Poi mentre andavo verso Amman, al ponte di Allenby, mi hanno ritirato i documenti. Ho frequentato l’Università in Giordania e ho avuto il passaporto giordano.

Mio marito, che ho sposato a 21 anni, era anche lui un combattente. Ho avuto un figlio in Amman e poi siamo andati in Siria (1976) e 2 figlie sono nate a Damasco. Dal 1996 sono tornata in Palestina e da allora sono stata attivista nella General Federation of Palestinian Women.

Ho lavorato nei campi profughi e mi sono molto interessata alla conservazione del patrimonio culturale, per questo nell’OLP ero nel comitato culturale e ho sempre tenuto rapporti sia con l’UNESCO che con l’ISESCO che è il corrispondente islamico.

Già nel 1994 era nata l’associazione per l’attività e partecipazione politica delle donne, quindi andavo molto in giro e ci si organizzava tra donne nei vari luoghi, compresi i campi profughi.

Data la difficile situazione economica abbiamo cominciato a costruire cooperative di donne (n.d.r. ne parla più sopra Khitam). Una per il tabacco a Jenin, un’ altra per le erbe aromatiche (menta salvia zafferano) e per fare sapone, che adesso commerciamo anche con l’aiuto di Ong italiane con esperienza. Per guadagnare qualcosa si fa di tutto: una faceva persino le kippah, con mia grande sorpresa!

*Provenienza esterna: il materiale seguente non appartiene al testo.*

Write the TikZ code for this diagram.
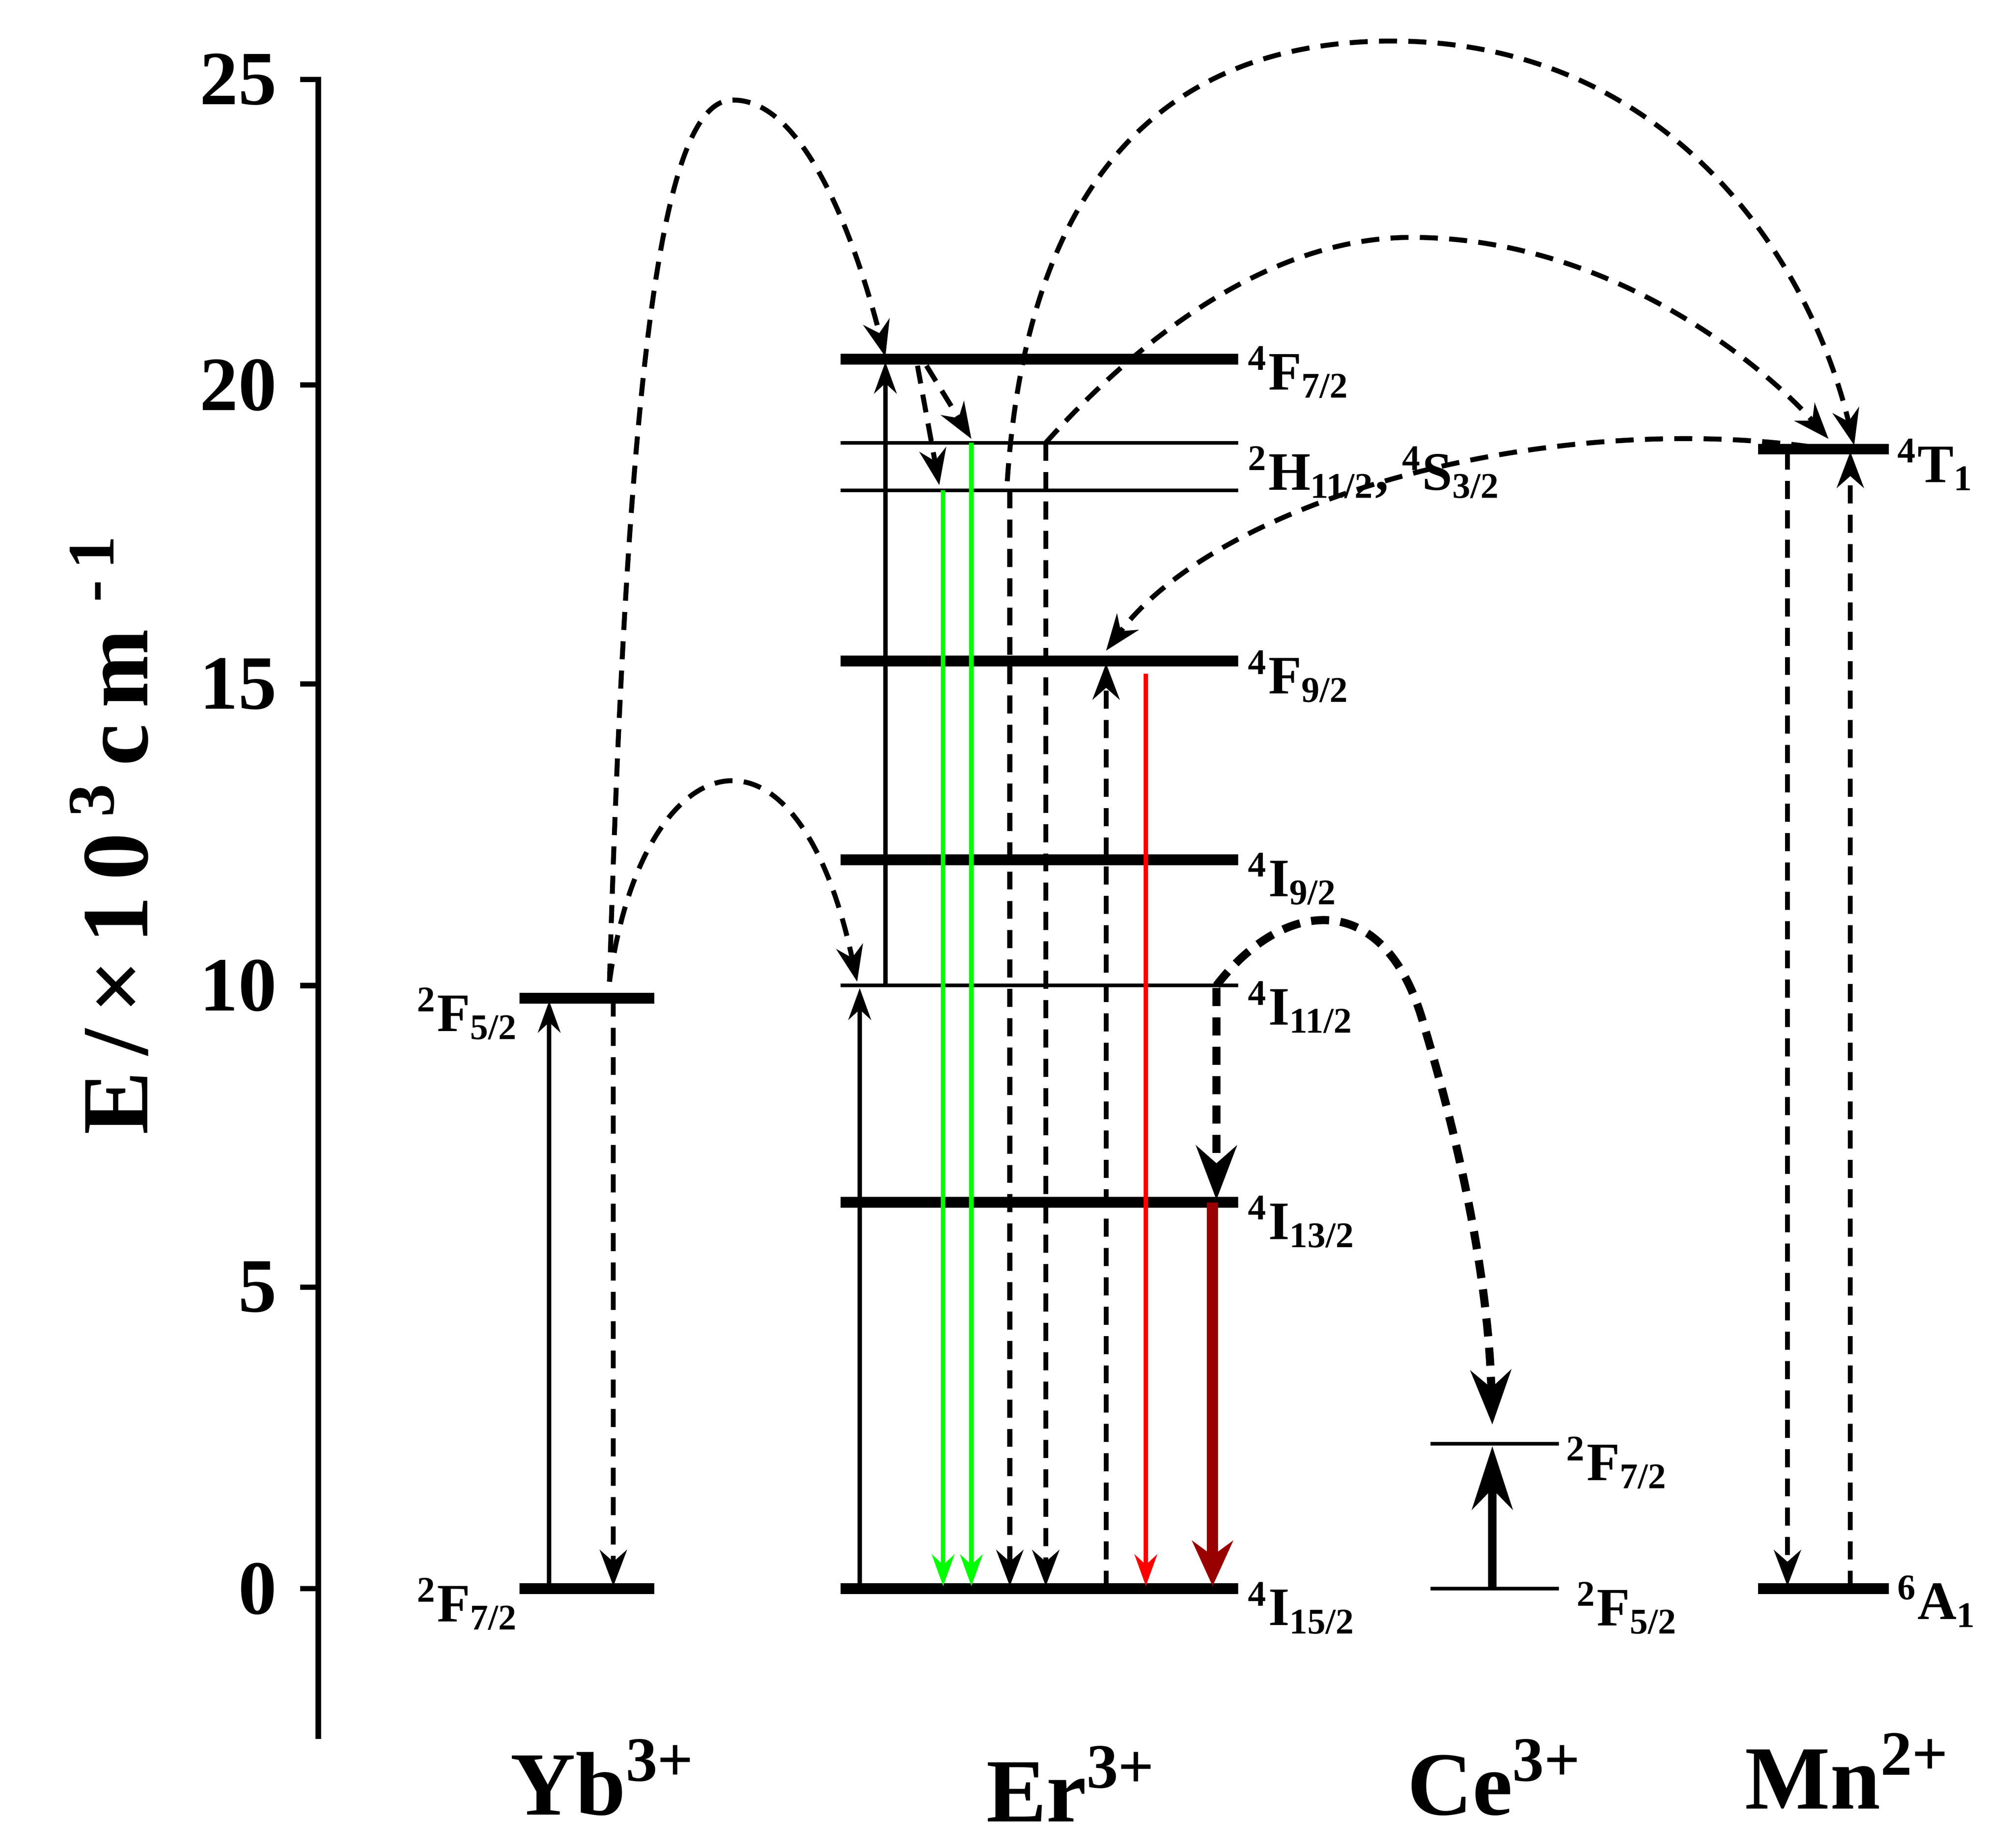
\documentclass[tikz,border=0pt]{standalone}
\usepackage{fontspec}
\setmainfont{Liberation Serif}
\usetikzlibrary{arrows.meta}
\newcommand{\sps}[1]{\textsuperscript{#1}}
\newcommand{\sbs}[1]{\textsubscript{#1}}
\begin{document}
\begin{tikzpicture}[x=0.01cm,y=-0.01cm,
 thicklev/.style={line width=2.4pt},
 thinlev/.style={line width=0.8pt},
 up/.style={line width=1pt,-{Stealth[length=7pt,width=5pt]}},
 dsh/.style={line width=1.1pt,dashed,dash pattern=on 4pt off 2.5pt,-{Stealth[length=8pt,width=6pt]}},
 lab/.style={font=\fontsize{12}{13}\selectfont\bfseries,anchor=west,inner sep=0pt},
 tick/.style={font=\fontsize{17}{18}\selectfont\bfseries,anchor=east},
 ion/.style={font=\fontsize{20}{22}\selectfont\bfseries}]
\useasboundingbox (0,0) rectangle (1568,1440);
\fill[white] (0,0) rectangle (1568,1440);
% axis
\draw[line width=1.2pt] (248,60) -- (248,1355);
\foreach \v/\y in {25/62,20/300,15/533,10/768,5/1003,0/1238}{
 \draw[line width=1.2pt] (234,\y) -- (248,\y);
 \node[tick] at (228,\y) {\v};}
\node[rotate=90,font=\fontsize{21}{24}\selectfont\bfseries] (ylab) at (85,650) {E\,/\,×\,1\,0\,\sps{3}\,c\,m\,\sps{\,-\,1}};
% Yb
\draw[thicklev] (405,778) -- (510,778); \draw[thicklev] (405,1238) -- (510,1238);
\node[lab,anchor=east] at (405,790) {\sps{2}F\sbs{5/2}};
\node[lab,anchor=east] at (405,1250) {\sps{2}F\sbs{7/2}};
\draw[up] (428,1238) -- (428,780);
\draw[dsh] (478,778) -- (478,1236);
% Er levels
\draw[thicklev] (655,280) -- (965,280);
\draw[thinlev] (655,345) -- (965,345);
\draw[thinlev] (655,382) -- (965,382);
\draw[thicklev] (655,515) -- (965,515);
\draw[thicklev] (655,670) -- (965,670);
\draw[thinlev] (655,768) -- (965,768);
\draw[thicklev] (655,937) -- (965,937);
\draw[thicklev] (655,1238) -- (965,1238);
\node[lab] at (972,290) {\sps{4}F\sbs{7/2}};
\node[lab] at (972,368) {\sps{2}H\sbs{11/2}, \sps{4}S\sbs{3/2}};
\node[lab] at (972,527) {\sps{4}F\sbs{9/2}};
\node[lab] at (972,685) {\sps{4}I\sbs{9/2}};
\node[lab] at (972,785) {\sps{4}I\sbs{11/2}};
\node[lab] at (972,952) {\sps{4}I\sbs{13/2}};
\node[lab] at (972,1253) {\sps{4}I\sbs{15/2}};
% Er arrows
\draw[up] (670,1238) -- (670,770);
\draw[up] (690,768) -- (690,282);
\draw[line width=1pt,green,-{Stealth[length=7pt,width=5pt]}] (735,382) -- (735,1236);
\draw[line width=1pt,green,-{Stealth[length=7pt,width=5pt]}] (757,345) -- (757,1236);
\draw[dsh] (787,382) -- (787,1236);
\draw[dsh] (815,345) -- (815,1236);
\draw[dsh] (862,1238) -- (862,517);
\draw[line width=1pt,red,-{Stealth[length=7pt,width=5pt]}] (893,525) -- (893,1236);
\draw[line width=2.5pt,red!60!black,-{Stealth[length=10pt,width=9pt]}] (945,937) -- (945,1236);
\draw[dsh,line width=1.8pt,-{Stealth[length=12pt,width=9pt]}] (948,770) -- (948,935);
\draw[dsh] (715,285) -- (732,378);
\draw[dsh] (722,285) -- (757,342);
% curves
\draw[dsh] (475,765) .. controls (500,580) and (620,540) .. (668,765);
\draw[dsh] (475,765) .. controls (490,250) and (520,80) .. (570,78) .. controls (630,76) and (670,200) .. (690,278);
\draw[dsh] (785,375) .. controls (800,150) and (900,30) .. (1090,32) .. controls (1300,35) and (1410,200) .. (1445,347);
\draw[dsh] (815,345) .. controls (900,250) and (1000,185) .. (1100,185) .. controls (1250,185) and (1370,280) .. (1425,342);
\draw[dsh] (1410,348) .. controls (1200,320) and (950,390) .. (862,507);
\draw[dsh,line width=1.8pt,-{Stealth[length=12pt,width=9pt]}] (948,768) .. controls (1000,700) and (1080,690) .. (1110,800) .. controls (1140,900) and (1160,1000) .. (1163,1110);
% Ce
\draw[thinlev] (1115,1125) -- (1215,1125);
\draw[thinlev] (1115,1238) -- (1215,1238);
\draw[line width=1.8pt,-{Stealth[length=14pt,width=9pt]}] (1163,1238) -- (1163,1127);
\node[lab] at (1220,1140) {\sps{2}F\sbs{7/2}};
\node[lab] at (1228,1253) {\sps{2}F\sbs{5/2}};
% Mn
\draw[thicklev] (1370,350) -- (1472,350);
\draw[thicklev] (1370,1238) -- (1472,1238);
\node[lab] at (1478,362) {\sps{4}T\sbs{1}};
\node[lab] at (1478,1248) {\sps{6}A\sbs{1}};
\draw[dsh] (1393,352) -- (1393,1236);
\draw[dsh] (1442,1238) -- (1442,352);
% ions
\node[ion] (yb) at (470,1385) {Yb\sps{3+}};
\node[ion] (er) at (835,1390) {Er\sps{3+}};
\node[ion] (ce) at (1165,1385) {Ce\sps{3+}};
\node[ion] (mn) at (1440,1380) {Mn\sps{2+}};
\end{tikzpicture}
\end{document}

Qual’è oggi la situazione delle donne in Palestina?

Il sistema patriarcale è molto pesante, con governo e fondamentalisti si va indietro. Anche quelli di Fatah sono molto conservatori e ogni venerdì in moschea si parla contro le donne. Poi vediamo che le studentesse nelle elezioni universitarie votano per Hamas: è soprattutto un voto contro Fatah.

C’è bisogno di incontrarsi vedersi parlare, mentre oggi l’informazione passa prevalentemente attraverso i social.

La nostra generazione vedeva un futuro, coltivava la speranza…Oggi la nuova generazione deve trovare nuove forme di coinvolgimento nella lotta nazionale. Molti in cerca di sicurezze si rifugiano nella religione. Hanno perfino protestato contro di noi perché abbiamo lottato per cambiare la legge sui diritti delle donne.